Üstelik dördüncü şubede aylar sürebilecek sorgulamayı beklerken ekip tarafından eve bırakılmanın yarattığı şaşkınlıkla.
O geceden çıkardığım 2 ders oldu.
1) Eğer veda vakti gelmişse ertelemek nafiledir. 5 dakika önce 10 dakika sonra veya aylar boyu ertelense de ayrılık vakti gelip çatar.

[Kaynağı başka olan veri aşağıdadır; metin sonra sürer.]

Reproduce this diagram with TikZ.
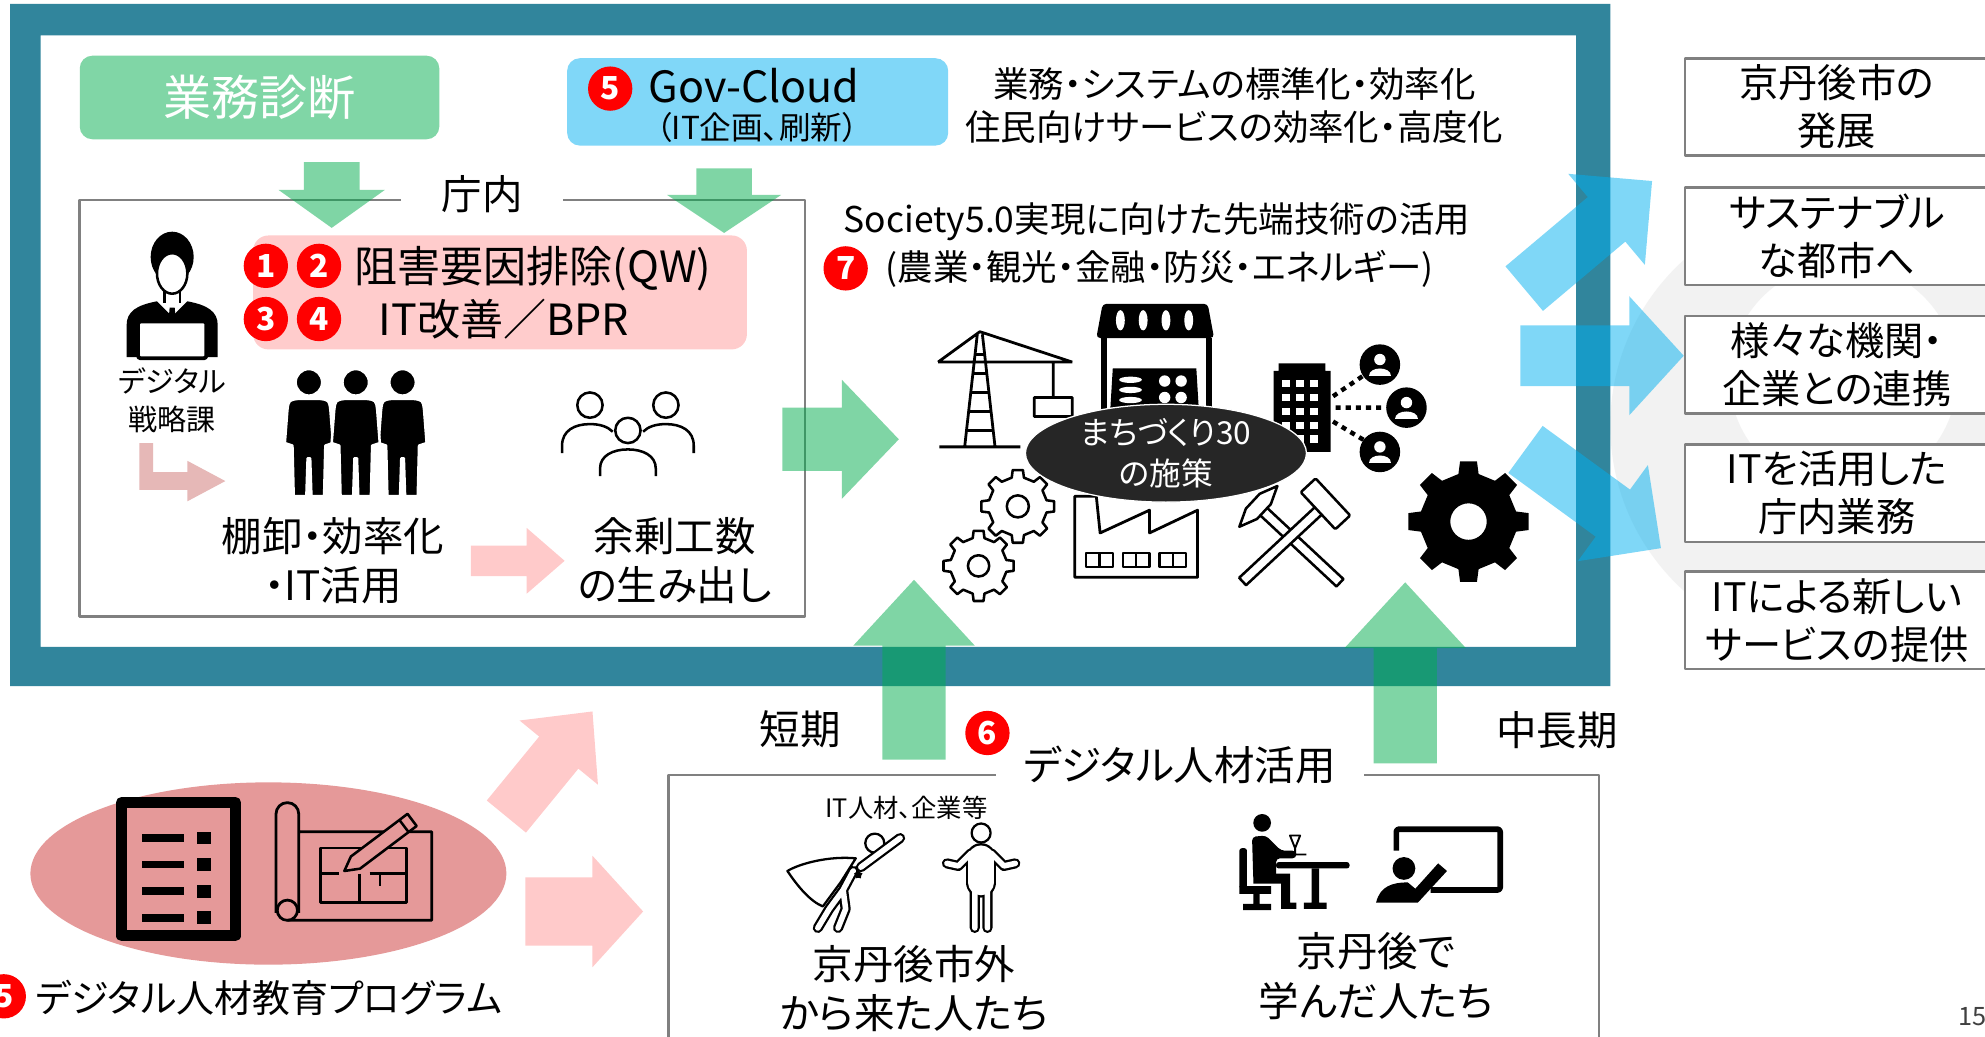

2) Koşullar ne kadar kötü olursa olsun önyargılardan arınmak gerekir çünkü en kötünün bile içinde masum bir insan vardır. ***
Sıcak bir yaz gecesiydi. Gönyeli’deki ilk evimizde kan ter içinde uyumaya çalışıyorduk. Gazetecilikte yeni sayıldığım yıllardı. Gece yarısı telefon çaldı:
– Bu sana son uyarıdır, eğer ihanet dolu yazılarını kesmezsen biz kelleni keseceğiz” demişti telefonun ucundaki ses.
Hem irkilmiş hem şaşırmıştım.
İrkilmem tehdittendi de şaşkınlığım beni tehdit eden sesi tanımamdan kaynaklanıyordu.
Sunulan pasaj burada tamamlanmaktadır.